§ WHAT THE EXERCISE ASKS: Do not include the pictures; repeat the rest of the data exactly.
────
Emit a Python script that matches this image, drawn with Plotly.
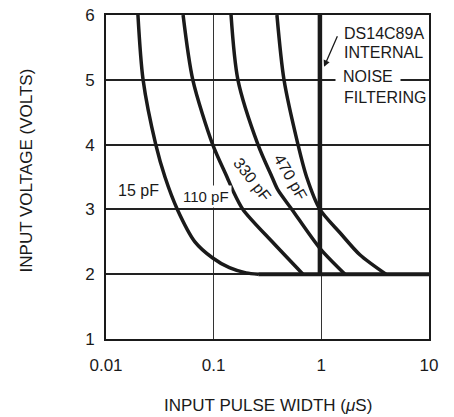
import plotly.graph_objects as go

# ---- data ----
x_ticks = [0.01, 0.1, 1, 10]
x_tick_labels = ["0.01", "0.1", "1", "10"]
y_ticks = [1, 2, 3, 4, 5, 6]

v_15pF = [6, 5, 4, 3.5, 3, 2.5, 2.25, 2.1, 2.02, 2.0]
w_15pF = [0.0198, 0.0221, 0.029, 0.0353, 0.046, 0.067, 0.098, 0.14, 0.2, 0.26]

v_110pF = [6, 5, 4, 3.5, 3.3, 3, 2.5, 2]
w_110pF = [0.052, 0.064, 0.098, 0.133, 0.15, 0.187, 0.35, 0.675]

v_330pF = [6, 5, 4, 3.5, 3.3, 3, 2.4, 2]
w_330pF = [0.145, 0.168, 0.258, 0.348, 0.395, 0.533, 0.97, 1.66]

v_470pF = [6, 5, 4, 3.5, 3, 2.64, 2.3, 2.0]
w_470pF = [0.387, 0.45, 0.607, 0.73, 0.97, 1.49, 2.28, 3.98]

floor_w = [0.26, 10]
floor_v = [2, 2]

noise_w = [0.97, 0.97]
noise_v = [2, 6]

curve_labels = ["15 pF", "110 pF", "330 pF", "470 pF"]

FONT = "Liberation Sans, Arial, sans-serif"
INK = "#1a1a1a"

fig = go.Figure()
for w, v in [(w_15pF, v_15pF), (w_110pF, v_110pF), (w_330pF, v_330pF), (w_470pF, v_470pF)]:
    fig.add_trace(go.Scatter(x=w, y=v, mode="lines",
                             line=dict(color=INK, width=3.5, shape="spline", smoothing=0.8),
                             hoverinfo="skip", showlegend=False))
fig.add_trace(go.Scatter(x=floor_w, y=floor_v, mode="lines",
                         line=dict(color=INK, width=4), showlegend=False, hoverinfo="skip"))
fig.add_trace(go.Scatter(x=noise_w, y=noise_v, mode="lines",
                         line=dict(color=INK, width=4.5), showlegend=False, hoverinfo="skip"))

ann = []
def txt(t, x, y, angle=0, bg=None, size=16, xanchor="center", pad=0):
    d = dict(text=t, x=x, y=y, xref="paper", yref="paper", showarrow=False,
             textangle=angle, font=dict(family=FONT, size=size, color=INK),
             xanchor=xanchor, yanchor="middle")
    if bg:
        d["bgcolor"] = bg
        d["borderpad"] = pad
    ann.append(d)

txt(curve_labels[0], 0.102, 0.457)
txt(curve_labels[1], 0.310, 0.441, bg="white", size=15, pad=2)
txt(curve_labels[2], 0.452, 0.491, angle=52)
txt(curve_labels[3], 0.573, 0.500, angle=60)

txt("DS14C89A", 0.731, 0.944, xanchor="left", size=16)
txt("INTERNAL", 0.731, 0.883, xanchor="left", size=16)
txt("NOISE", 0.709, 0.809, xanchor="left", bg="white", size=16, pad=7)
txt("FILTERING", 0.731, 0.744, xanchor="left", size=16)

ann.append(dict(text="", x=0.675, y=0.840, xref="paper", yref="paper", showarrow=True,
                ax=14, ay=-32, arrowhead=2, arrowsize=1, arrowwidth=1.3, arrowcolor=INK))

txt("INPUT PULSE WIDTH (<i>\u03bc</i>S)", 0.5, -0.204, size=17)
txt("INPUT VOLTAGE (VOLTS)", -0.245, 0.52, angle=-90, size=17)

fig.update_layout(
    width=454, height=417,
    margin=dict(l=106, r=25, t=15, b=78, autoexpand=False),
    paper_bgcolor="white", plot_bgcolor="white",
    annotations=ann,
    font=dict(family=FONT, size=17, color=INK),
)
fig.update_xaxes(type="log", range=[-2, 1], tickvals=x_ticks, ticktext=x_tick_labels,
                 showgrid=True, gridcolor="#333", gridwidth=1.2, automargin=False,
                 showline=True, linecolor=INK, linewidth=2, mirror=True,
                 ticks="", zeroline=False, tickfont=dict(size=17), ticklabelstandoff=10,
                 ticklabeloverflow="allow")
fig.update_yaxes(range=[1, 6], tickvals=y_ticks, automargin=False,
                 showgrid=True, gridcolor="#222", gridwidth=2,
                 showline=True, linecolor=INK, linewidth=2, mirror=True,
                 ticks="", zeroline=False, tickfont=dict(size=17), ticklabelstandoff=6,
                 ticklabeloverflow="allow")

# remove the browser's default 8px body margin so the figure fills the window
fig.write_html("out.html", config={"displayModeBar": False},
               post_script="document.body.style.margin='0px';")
────
§ WORKED ANSWER:
Emit a Python script that matches this image, drawn with Plotly.
import plotly.graph_objects as go

# ---- data ----
x_ticks = [0.01, 0.1, 1, 10]
x_tick_labels = ["0.01", "0.1", "1", "10"]
y_ticks = [1, 2, 3, 4, 5, 6]

v_15pF = [6, 5, 4, 3.5, 3, 2.5, 2.25, 2.1, 2.02, 2.0]
w_15pF = [0.0198, 0.0221, 0.029, 0.0353, 0.046, 0.067, 0.098, 0.14, 0.2, 0.26]

v_110pF = [6, 5, 4, 3.5, 3.3, 3, 2.5, 2]
w_110pF = [0.052, 0.064, 0.098, 0.133, 0.15, 0.187, 0.35, 0.675]

v_330pF = [6, 5, 4, 3.5, 3.3, 3, 2.4, 2]
w_330pF = [0.145, 0.168, 0.258, 0.348, 0.395, 0.533, 0.97, 1.66]

v_470pF = [6, 5, 4, 3.5, 3, 2.64, 2.3, 2.0]
w_470pF = [0.387, 0.45, 0.607, 0.73, 0.97, 1.49, 2.28, 3.98]

floor_w = [0.26, 10]
floor_v = [2, 2]

noise_w = [0.97, 0.97]
noise_v = [2, 6]

curve_labels = ["15 pF", "110 pF", "330 pF", "470 pF"]

FONT = "Liberation Sans, Arial, sans-serif"
INK = "#1a1a1a"

fig = go.Figure()
for w, v in [(w_15pF, v_15pF), (w_110pF, v_110pF), (w_330pF, v_330pF), (w_470pF, v_470pF)]:
    fig.add_trace(go.Scatter(x=w, y=v, mode="lines",
                             line=dict(color=INK, width=3.5, shape="spline", smoothing=0.8),
                             hoverinfo="skip", showlegend=False))
fig.add_trace(go.Scatter(x=floor_w, y=floor_v, mode="lines",
                         line=dict(color=INK, width=4), showlegend=False, hoverinfo="skip"))
fig.add_trace(go.Scatter(x=noise_w, y=noise_v, mode="lines",
                         line=dict(color=INK, width=4.5), showlegend=False, hoverinfo="skip"))

ann = []
def txt(t, x, y, angle=0, bg=None, size=16, xanchor="center", pad=0):
    d = dict(text=t, x=x, y=y, xref="paper", yref="paper", showarrow=False,
             textangle=angle, font=dict(family=FONT, size=size, color=INK),
             xanchor=xanchor, yanchor="middle")
    if bg:
        d["bgcolor"] = bg
        d["borderpad"] = pad
    ann.append(d)

txt(curve_labels[0], 0.102, 0.457)
txt(curve_labels[1], 0.310, 0.441, bg="white", size=15, pad=2)
txt(curve_labels[2], 0.452, 0.491, angle=52)
txt(curve_labels[3], 0.573, 0.500, angle=60)

txt("DS14C89A", 0.731, 0.944, xanchor="left", size=16)
txt("INTERNAL", 0.731, 0.883, xanchor="left", size=16)
txt("NOISE", 0.709, 0.809, xanchor="left", bg="white", size=16, pad=7)
txt("FILTERING", 0.731, 0.744, xanchor="left", size=16)

ann.append(dict(text="", x=0.675, y=0.840, xref="paper", yref="paper", showarrow=True,
                ax=14, ay=-32, arrowhead=2, arrowsize=1, arrowwidth=1.3, arrowcolor=INK))

txt("INPUT PULSE WIDTH (<i>\u03bc</i>S)", 0.5, -0.204, size=17)
txt("INPUT VOLTAGE (VOLTS)", -0.245, 0.52, angle=-90, size=17)

fig.update_layout(
    width=454, height=417,
    margin=dict(l=106, r=25, t=15, b=78, autoexpand=False),
    paper_bgcolor="white", plot_bgcolor="white",
    annotations=ann,
    font=dict(family=FONT, size=17, color=INK),
)
fig.update_xaxes(type="log", range=[-2, 1], tickvals=x_ticks, ticktext=x_tick_labels,
                 showgrid=True, gridcolor="#333", gridwidth=1.2, automargin=False,
                 showline=True, linecolor=INK, linewidth=2, mirror=True,
                 ticks="", zeroline=False, tickfont=dict(size=17), ticklabelstandoff=10,
                 ticklabeloverflow="allow")
fig.update_yaxes(range=[1, 6], tickvals=y_ticks, automargin=False,
                 showgrid=True, gridcolor="#222", gridwidth=2,
                 showline=True, linecolor=INK, linewidth=2, mirror=True,
                 ticks="", zeroline=False, tickfont=dict(size=17), ticklabelstandoff=6,
                 ticklabeloverflow="allow")

# remove the browser's default 8px body margin so the figure fills the window
fig.write_html("out.html", config={"displayModeBar": False},
               post_script="document.body.style.margin='0px';")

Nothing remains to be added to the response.